Parable of the shrewd manager
Jesus told his disciples: “There was a rich man whose manager was accused of wasting his possessions. 2 So he called him in and asked him, ‘What is this I hear about you? Give an account of your management, because you cannot be manager any longer.’
3 “The manager said to himself, ‘What shall I do now? My master is taking away my job. I’m not strong enough to dig, and I’m ashamed to beg— 4 I know what I’ll do so that, when I lose my job here, people will welcome me into their houses.’
5 “So he called in each one of his master’s debtors. He asked the first, ‘How much do you owe my master?’
6 “‘Nine hundred gallons of olive oil,’ he replied.
“The manager told him, ‘Take your bill, sit down quickly, and make it four hundred and fifty.’
7 “Then he asked the second, ‘And how much do you owe?’
“‘A thousand bushels of wheat,’ he replied.
“He told him, ‘Take your bill and make it eight hundred.’
8 “The master commended the dishonest manager because he had acted shrewdly. For the people of this world are more shrewd in dealing with their own kind than are the people of the light. 9 I tell you, use worldly wealth to gain friends for yourselves, so that when it is gone, you will be welcomed into eternal dwellings.

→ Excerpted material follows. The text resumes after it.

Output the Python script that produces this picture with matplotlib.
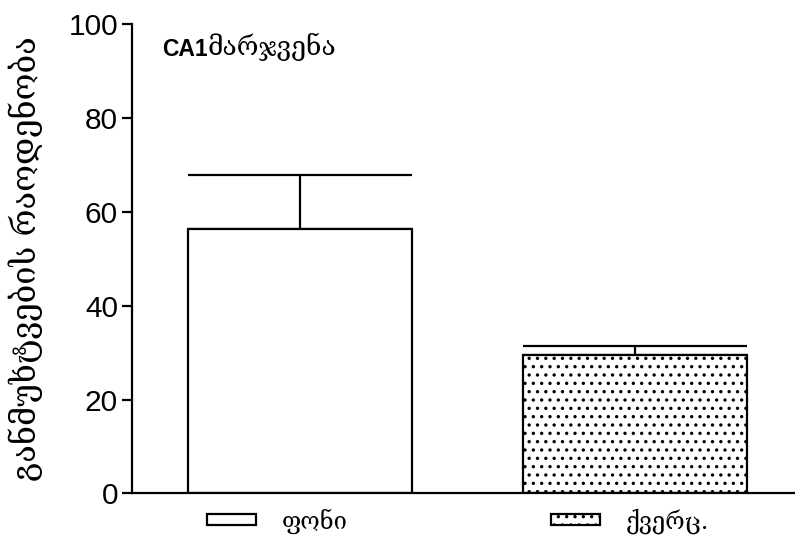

10 “Whoever can be trusted with very little can also be trusted with much, and whoever is dishonest with very little will also be dishonest with much. 11 So if you have not been trustworthy in handling worldly wealth, who will trust you with true riches? 12 And if you have not been trustworthy with someone else’s property, who will give you property of your own?
13 “No one can serve two masters. Either you will hate the one and love the other, or you will be devoted to the one and despise the other. You cannot serve both God and money.”

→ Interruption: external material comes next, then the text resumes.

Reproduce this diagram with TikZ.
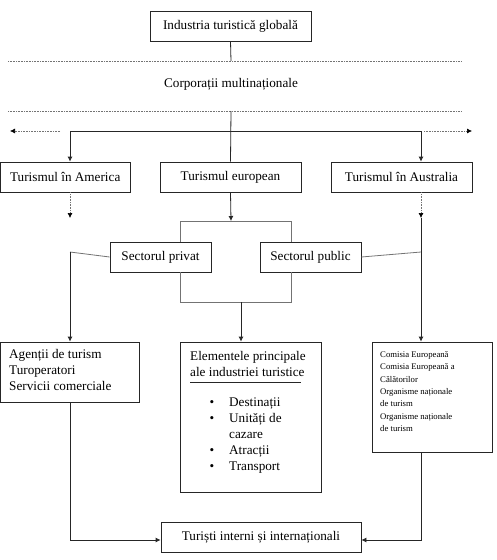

14 The Pharisees, who loved money, heard all this and were sneering at Jesus.15 He said to them, “You are the ones who justify yourselves in the eyes of others, but God knows your hearts. What people value highly is detestable in God’s sight.
Observations & Reflections
Once again, material from Matthew’s sermon on the mount appears in the large teaching block before Jesus enters Jerusalem.
“No one can serve two masters. Either you will hate the one and love the other, or you will be devoted to the one and despise the other. You cannot serve both God and money.”
The way in which Matthew incorporates this teaching is by using it as a lesson against building up treasures on earth. Luke appears to be using this teaching as a warning against the pharisees, who are being accused of loving money.
However, there are more lessons in Luke’s parable than just a warning against money. The parable is about being responsible with what we are given; both monetarily and spiritually. So many of us are blessed with abundance and we are called by the Lord to use that abundance to help others. God’s kingdom does not place value on who can make the most money but on how we take care of one-another.